2023, February 24: Evening Moon, Planets – Venus, Jupiter, and Mars


February 24, 2023: The evening moon, showing earthshine, appears above converging planets, Venus and Jupiter.  Mars marches eastward in Taurus, high in the south.

Photo Caption – 2016, August 27: The Venus-Jupiter conjunction


by Jeffrey L. Hunt

Chicago, Illinois:  Sunrise, 6:34 a.m. CST; Sunset, 5:35 p.m. CST.  Check local sources for sunrise and sunset times for your location.  Times are calculated from the U.S. Naval Observatory’s MICA computer program.

Jupiter’s Great Red Spot’s transit times, when it is in the center of the planet in the southern hemisphere: 5:20 UT, 15:16 UT; Feb. 25, 1:12. Convert the time to your time zone. In the US, subtract five hours for EST, six hours for CST, and so on.  Use a telescope to see the spot.  Times are from Sky & Telescope magazine.

Here is today’s planet forecast:

Morning Sky

Mercury and Saturn are technically morning planets, but they are immersed in bright morning twilight.  The planet closest to the sun rises about 30 minutes before the sun, while the Ringed Wonder rises only 10 minutes before sunup.  Both are impossible to view by easy means as they are lost in the glare of approaching daybreak.

Evening Sky

Chart Caption – 2023, February 24: Brilliant Venus and Jupiter are in the west-southwest after sundown.

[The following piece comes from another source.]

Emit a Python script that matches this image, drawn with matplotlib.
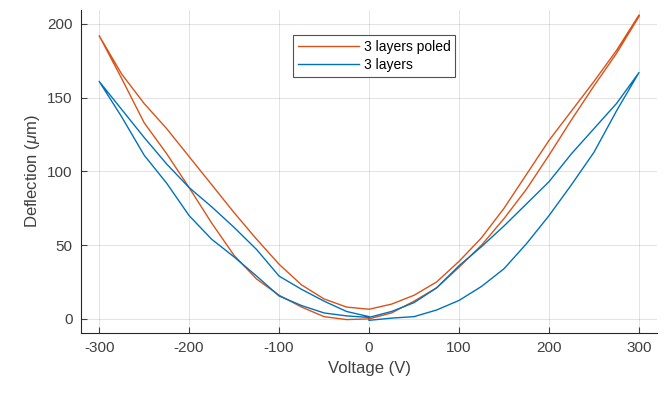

After sundown, Venus continues to overtake Jupiter in the west-southwest.  At forty-five minutes after sundown, the Evening Star is nearly 20° above the horizon.

Bright Jupiter is 5.2° to the upper left of Venus. Both are easily in the same binocular field of view.

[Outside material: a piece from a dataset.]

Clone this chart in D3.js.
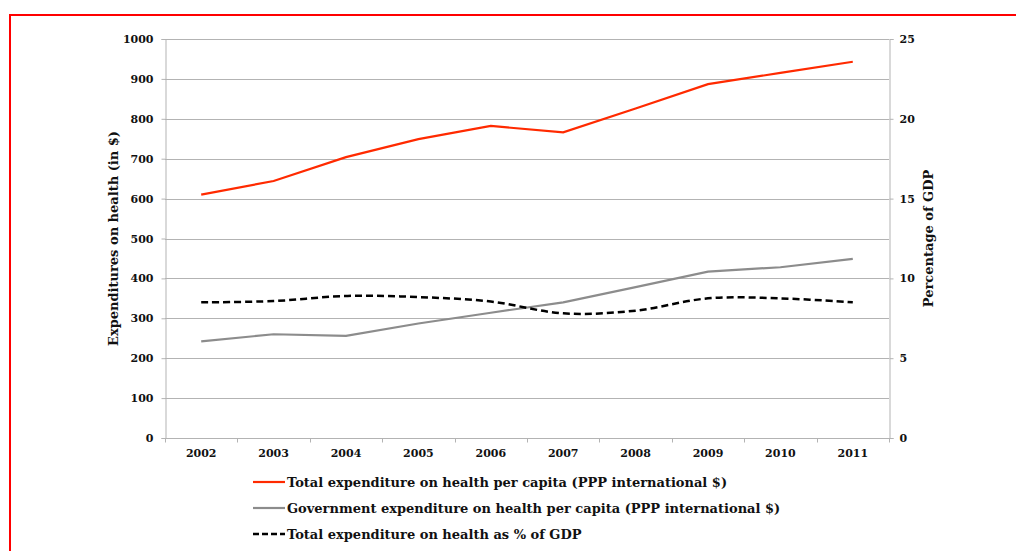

Jupiter is slowly moving eastward in front of a dim Pisces starfield, washed out by the blush of evening twilight.

In overtaking Jupiter, Venus steps eastward at about 1° each evening, faster than Jupiter’s eastward trek.

Venus passes Jupiter on March 1st in a close conjunction.  Meetings of these two planets occur about every two years, although sometimes this occurs when the planets are seen too close to the sun.  That occurs at the May 23, 2024 conjunction.  After next week’s meeting, the next visible Venus- Jupiter conjunction occurs August 12, 2025, before sunrise.

Chart Caption – 2023, February 24: The crescent moon is about halfway up in the west-southwest near Hamal after sundown.

This evening, the crescent moon, 27% illuminated, is over halfway up in the west-southwest, above the brightest evening planets.  It is 10.0° to the lower left of Hamal – meaning “the full-grown ram” – the brightest star in Aries.

2021, January 15: 2021, January 15: The thin waxing moon with earthshine, reflected sunlight from Earth’s features gently illuminates the lunar night.

This is another pretty evening crescent that has earthshine, reflected sunlight from Earth’s features, gently illuminating the lunar night.  This effect occurs tomorrow evening as well, but it quickly fades when the moon approaches First Quarter phase on the 27th.

Chart Caption – 2023, February 24: Mars marches eastward in Taurus, appearing between Elnath and Epsilon Tauri (ε Tau).

As the sky darkens further, Mars is south with Taurus.  It marches eastward toward Elnath.  Notice that it is passing between that star and Epsilon Tauri (ε Tau on the chart) that is in the “V” of Taurus.  Use a binocular to locate Epsilon, but the two stars are too far apart to view in one binocular field.

This evening Mars is 10.9° to the upper left of Aldebaran, the pattern’s brightest star, and 6.1° to the lower right of Elnath.

Photo Caption – This Hubble Space Telescope view of Jupiter, taken on June 27, 2019, reveals the giant planet’s trademark Great Red Spot, and a more intense color palette in the clouds swirling in Jupiter’s turbulent atmosphere than seen in previous years. The colors, and their changes, provide important clues to ongoing processes in Jupiter’s atmosphere.

At 7:12 p.m. CST, when Jupiter is 15° above the horizon in Chicago, the planet’s Great Red Spot is center stage in the southern hemisphere through a telescope.  At this altitude – height above the horizon – Earth’s atmosphere blurs and makes the planet’s image dance in an eyepiece, like looking across a hot pavement on a sunny day. Jupiter’s moon Io is silhouetted against the clouds on the eastern edge of the planet.

Sky watchers farther westward have a better opportunity to see the atmospheric feature and large moon higher in the sky.